--- Information shown ---

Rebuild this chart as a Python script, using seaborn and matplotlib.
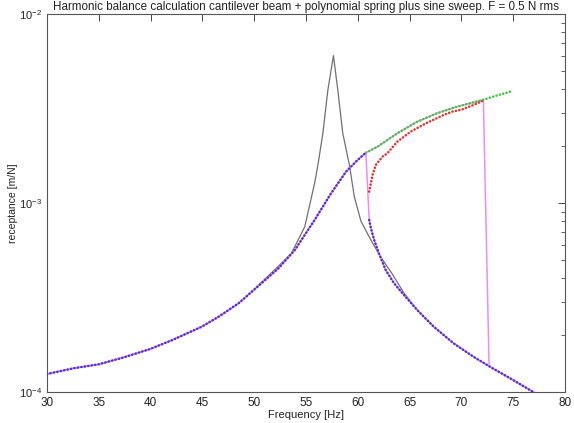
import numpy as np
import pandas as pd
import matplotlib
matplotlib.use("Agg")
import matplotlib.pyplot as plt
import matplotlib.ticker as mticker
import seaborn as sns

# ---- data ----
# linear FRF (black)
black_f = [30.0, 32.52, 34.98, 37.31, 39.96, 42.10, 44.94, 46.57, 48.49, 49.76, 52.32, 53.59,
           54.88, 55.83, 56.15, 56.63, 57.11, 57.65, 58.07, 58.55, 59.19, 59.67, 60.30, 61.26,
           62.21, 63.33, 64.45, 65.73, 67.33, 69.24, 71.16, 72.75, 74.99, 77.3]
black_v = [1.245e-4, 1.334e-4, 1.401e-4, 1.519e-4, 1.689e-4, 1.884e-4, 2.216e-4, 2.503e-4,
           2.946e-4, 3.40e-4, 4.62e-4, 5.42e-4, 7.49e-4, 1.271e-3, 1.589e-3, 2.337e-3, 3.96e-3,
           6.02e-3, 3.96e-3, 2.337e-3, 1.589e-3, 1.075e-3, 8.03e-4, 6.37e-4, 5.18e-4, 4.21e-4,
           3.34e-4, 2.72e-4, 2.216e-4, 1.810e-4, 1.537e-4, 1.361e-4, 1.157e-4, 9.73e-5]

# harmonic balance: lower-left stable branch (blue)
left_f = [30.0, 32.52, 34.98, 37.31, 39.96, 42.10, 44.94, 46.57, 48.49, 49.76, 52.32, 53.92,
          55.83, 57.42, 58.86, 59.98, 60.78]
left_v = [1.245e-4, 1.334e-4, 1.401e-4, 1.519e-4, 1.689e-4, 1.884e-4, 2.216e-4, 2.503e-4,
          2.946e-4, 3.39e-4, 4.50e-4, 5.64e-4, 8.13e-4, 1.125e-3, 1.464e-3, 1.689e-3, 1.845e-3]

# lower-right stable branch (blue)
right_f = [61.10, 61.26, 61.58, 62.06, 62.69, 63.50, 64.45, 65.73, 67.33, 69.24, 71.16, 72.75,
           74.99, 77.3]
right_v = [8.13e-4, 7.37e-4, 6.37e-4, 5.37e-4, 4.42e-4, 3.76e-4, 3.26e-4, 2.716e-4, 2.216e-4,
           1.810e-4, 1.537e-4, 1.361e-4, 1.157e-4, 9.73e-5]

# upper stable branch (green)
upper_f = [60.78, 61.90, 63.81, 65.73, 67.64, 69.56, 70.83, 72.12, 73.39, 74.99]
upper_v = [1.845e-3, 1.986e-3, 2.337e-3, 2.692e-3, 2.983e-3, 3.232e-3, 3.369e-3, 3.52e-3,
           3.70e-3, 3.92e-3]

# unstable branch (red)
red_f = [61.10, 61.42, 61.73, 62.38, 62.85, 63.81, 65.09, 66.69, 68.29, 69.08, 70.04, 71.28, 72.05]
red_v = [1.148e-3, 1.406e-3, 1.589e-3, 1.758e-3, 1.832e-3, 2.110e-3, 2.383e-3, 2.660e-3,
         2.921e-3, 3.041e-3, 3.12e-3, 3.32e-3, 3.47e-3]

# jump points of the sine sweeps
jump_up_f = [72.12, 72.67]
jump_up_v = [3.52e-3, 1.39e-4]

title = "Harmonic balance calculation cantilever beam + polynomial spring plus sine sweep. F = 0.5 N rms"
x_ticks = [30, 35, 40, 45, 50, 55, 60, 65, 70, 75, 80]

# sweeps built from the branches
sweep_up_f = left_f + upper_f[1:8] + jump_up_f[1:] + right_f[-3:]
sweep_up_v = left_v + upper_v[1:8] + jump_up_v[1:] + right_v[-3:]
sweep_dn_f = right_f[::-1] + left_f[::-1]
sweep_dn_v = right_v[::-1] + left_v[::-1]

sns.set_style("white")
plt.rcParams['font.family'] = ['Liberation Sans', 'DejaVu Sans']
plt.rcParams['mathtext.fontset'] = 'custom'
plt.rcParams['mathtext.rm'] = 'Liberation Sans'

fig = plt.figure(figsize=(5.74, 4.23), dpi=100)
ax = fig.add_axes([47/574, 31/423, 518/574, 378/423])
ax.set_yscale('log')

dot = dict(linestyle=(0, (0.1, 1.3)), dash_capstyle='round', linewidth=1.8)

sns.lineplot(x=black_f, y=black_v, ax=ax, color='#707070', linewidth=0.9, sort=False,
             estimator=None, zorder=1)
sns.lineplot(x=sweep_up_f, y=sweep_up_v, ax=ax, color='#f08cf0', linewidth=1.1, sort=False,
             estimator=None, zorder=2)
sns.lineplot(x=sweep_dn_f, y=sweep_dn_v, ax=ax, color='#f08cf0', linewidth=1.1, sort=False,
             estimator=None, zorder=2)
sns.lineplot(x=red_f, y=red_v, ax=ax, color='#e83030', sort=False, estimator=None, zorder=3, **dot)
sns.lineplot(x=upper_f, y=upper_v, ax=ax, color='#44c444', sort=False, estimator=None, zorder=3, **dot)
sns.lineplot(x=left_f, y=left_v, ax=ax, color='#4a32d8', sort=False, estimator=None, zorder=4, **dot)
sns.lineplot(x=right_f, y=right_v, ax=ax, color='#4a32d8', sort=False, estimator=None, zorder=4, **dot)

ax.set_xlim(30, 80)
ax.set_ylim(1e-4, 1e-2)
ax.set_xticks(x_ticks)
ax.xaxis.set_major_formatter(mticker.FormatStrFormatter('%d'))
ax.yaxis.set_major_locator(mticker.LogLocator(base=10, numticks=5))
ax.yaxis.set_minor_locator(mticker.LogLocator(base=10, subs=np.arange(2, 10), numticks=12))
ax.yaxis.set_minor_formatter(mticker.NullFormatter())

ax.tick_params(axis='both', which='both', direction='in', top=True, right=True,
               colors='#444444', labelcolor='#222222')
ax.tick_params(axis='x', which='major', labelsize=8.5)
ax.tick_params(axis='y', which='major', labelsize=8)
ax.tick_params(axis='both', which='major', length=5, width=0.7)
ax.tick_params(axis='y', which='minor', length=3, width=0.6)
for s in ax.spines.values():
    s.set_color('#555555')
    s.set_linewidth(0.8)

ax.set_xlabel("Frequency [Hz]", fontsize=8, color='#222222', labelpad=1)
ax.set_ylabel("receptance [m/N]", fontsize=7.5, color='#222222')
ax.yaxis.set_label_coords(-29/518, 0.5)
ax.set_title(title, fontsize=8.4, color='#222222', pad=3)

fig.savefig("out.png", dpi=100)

---

Problem statement
Transcribe all the lines above exactly, apart from the pictures.

Solution to the exercise
Rebuild this chart as a Python script, using seaborn and matplotlib.
import numpy as np
import pandas as pd
import matplotlib
matplotlib.use("Agg")
import matplotlib.pyplot as plt
import matplotlib.ticker as mticker
import seaborn as sns

# ---- data ----
# linear FRF (black)
black_f = [30.0, 32.52, 34.98, 37.31, 39.96, 42.10, 44.94, 46.57, 48.49, 49.76, 52.32, 53.59,
           54.88, 55.83, 56.15, 56.63, 57.11, 57.65, 58.07, 58.55, 59.19, 59.67, 60.30, 61.26,
           62.21, 63.33, 64.45, 65.73, 67.33, 69.24, 71.16, 72.75, 74.99, 77.3]
black_v = [1.245e-4, 1.334e-4, 1.401e-4, 1.519e-4, 1.689e-4, 1.884e-4, 2.216e-4, 2.503e-4,
           2.946e-4, 3.40e-4, 4.62e-4, 5.42e-4, 7.49e-4, 1.271e-3, 1.589e-3, 2.337e-3, 3.96e-3,
           6.02e-3, 3.96e-3, 2.337e-3, 1.589e-3, 1.075e-3, 8.03e-4, 6.37e-4, 5.18e-4, 4.21e-4,
           3.34e-4, 2.72e-4, 2.216e-4, 1.810e-4, 1.537e-4, 1.361e-4, 1.157e-4, 9.73e-5]

# harmonic balance: lower-left stable branch (blue)
left_f = [30.0, 32.52, 34.98, 37.31, 39.96, 42.10, 44.94, 46.57, 48.49, 49.76, 52.32, 53.92,
          55.83, 57.42, 58.86, 59.98, 60.78]
left_v = [1.245e-4, 1.334e-4, 1.401e-4, 1.519e-4, 1.689e-4, 1.884e-4, 2.216e-4, 2.503e-4,
          2.946e-4, 3.39e-4, 4.50e-4, 5.64e-4, 8.13e-4, 1.125e-3, 1.464e-3, 1.689e-3, 1.845e-3]

# lower-right stable branch (blue)
right_f = [61.10, 61.26, 61.58, 62.06, 62.69, 63.50, 64.45, 65.73, 67.33, 69.24, 71.16, 72.75,
           74.99, 77.3]
right_v = [8.13e-4, 7.37e-4, 6.37e-4, 5.37e-4, 4.42e-4, 3.76e-4, 3.26e-4, 2.716e-4, 2.216e-4,
           1.810e-4, 1.537e-4, 1.361e-4, 1.157e-4, 9.73e-5]

# upper stable branch (green)
upper_f = [60.78, 61.90, 63.81, 65.73, 67.64, 69.56, 70.83, 72.12, 73.39, 74.99]
upper_v = [1.845e-3, 1.986e-3, 2.337e-3, 2.692e-3, 2.983e-3, 3.232e-3, 3.369e-3, 3.52e-3,
           3.70e-3, 3.92e-3]

# unstable branch (red)
red_f = [61.10, 61.42, 61.73, 62.38, 62.85, 63.81, 65.09, 66.69, 68.29, 69.08, 70.04, 71.28, 72.05]
red_v = [1.148e-3, 1.406e-3, 1.589e-3, 1.758e-3, 1.832e-3, 2.110e-3, 2.383e-3, 2.660e-3,
         2.921e-3, 3.041e-3, 3.12e-3, 3.32e-3, 3.47e-3]

# jump points of the sine sweeps
jump_up_f = [72.12, 72.67]
jump_up_v = [3.52e-3, 1.39e-4]

title = "Harmonic balance calculation cantilever beam + polynomial spring plus sine sweep. F = 0.5 N rms"
x_ticks = [30, 35, 40, 45, 50, 55, 60, 65, 70, 75, 80]

# sweeps built from the branches
sweep_up_f = left_f + upper_f[1:8] + jump_up_f[1:] + right_f[-3:]
sweep_up_v = left_v + upper_v[1:8] + jump_up_v[1:] + right_v[-3:]
sweep_dn_f = right_f[::-1] + left_f[::-1]
sweep_dn_v = right_v[::-1] + left_v[::-1]

sns.set_style("white")
plt.rcParams['font.family'] = ['Liberation Sans', 'DejaVu Sans']
plt.rcParams['mathtext.fontset'] = 'custom'
plt.rcParams['mathtext.rm'] = 'Liberation Sans'

fig = plt.figure(figsize=(5.74, 4.23), dpi=100)
ax = fig.add_axes([47/574, 31/423, 518/574, 378/423])
ax.set_yscale('log')

dot = dict(linestyle=(0, (0.1, 1.3)), dash_capstyle='round', linewidth=1.8)

sns.lineplot(x=black_f, y=black_v, ax=ax, color='#707070', linewidth=0.9, sort=False,
             estimator=None, zorder=1)
sns.lineplot(x=sweep_up_f, y=sweep_up_v, ax=ax, color='#f08cf0', linewidth=1.1, sort=False,
             estimator=None, zorder=2)
sns.lineplot(x=sweep_dn_f, y=sweep_dn_v, ax=ax, color='#f08cf0', linewidth=1.1, sort=False,
             estimator=None, zorder=2)
sns.lineplot(x=red_f, y=red_v, ax=ax, color='#e83030', sort=False, estimator=None, zorder=3, **dot)
sns.lineplot(x=upper_f, y=upper_v, ax=ax, color='#44c444', sort=False, estimator=None, zorder=3, **dot)
sns.lineplot(x=left_f, y=left_v, ax=ax, color='#4a32d8', sort=False, estimator=None, zorder=4, **dot)
sns.lineplot(x=right_f, y=right_v, ax=ax, color='#4a32d8', sort=False, estimator=None, zorder=4, **dot)

ax.set_xlim(30, 80)
ax.set_ylim(1e-4, 1e-2)
ax.set_xticks(x_ticks)
ax.xaxis.set_major_formatter(mticker.FormatStrFormatter('%d'))
ax.yaxis.set_major_locator(mticker.LogLocator(base=10, numticks=5))
ax.yaxis.set_minor_locator(mticker.LogLocator(base=10, subs=np.arange(2, 10), numticks=12))
ax.yaxis.set_minor_formatter(mticker.NullFormatter())

ax.tick_params(axis='both', which='both', direction='in', top=True, right=True,
               colors='#444444', labelcolor='#222222')
ax.tick_params(axis='x', which='major', labelsize=8.5)
ax.tick_params(axis='y', which='major', labelsize=8)
ax.tick_params(axis='both', which='major', length=5, width=0.7)
ax.tick_params(axis='y', which='minor', length=3, width=0.6)
for s in ax.spines.values():
    s.set_color('#555555')
    s.set_linewidth(0.8)

ax.set_xlabel("Frequency [Hz]", fontsize=8, color='#222222', labelpad=1)
ax.set_ylabel("receptance [m/N]", fontsize=7.5, color='#222222')
ax.yaxis.set_label_coords(-29/518, 0.5)
ax.set_title(title, fontsize=8.4, color='#222222', pad=3)

fig.savefig("out.png", dpi=100)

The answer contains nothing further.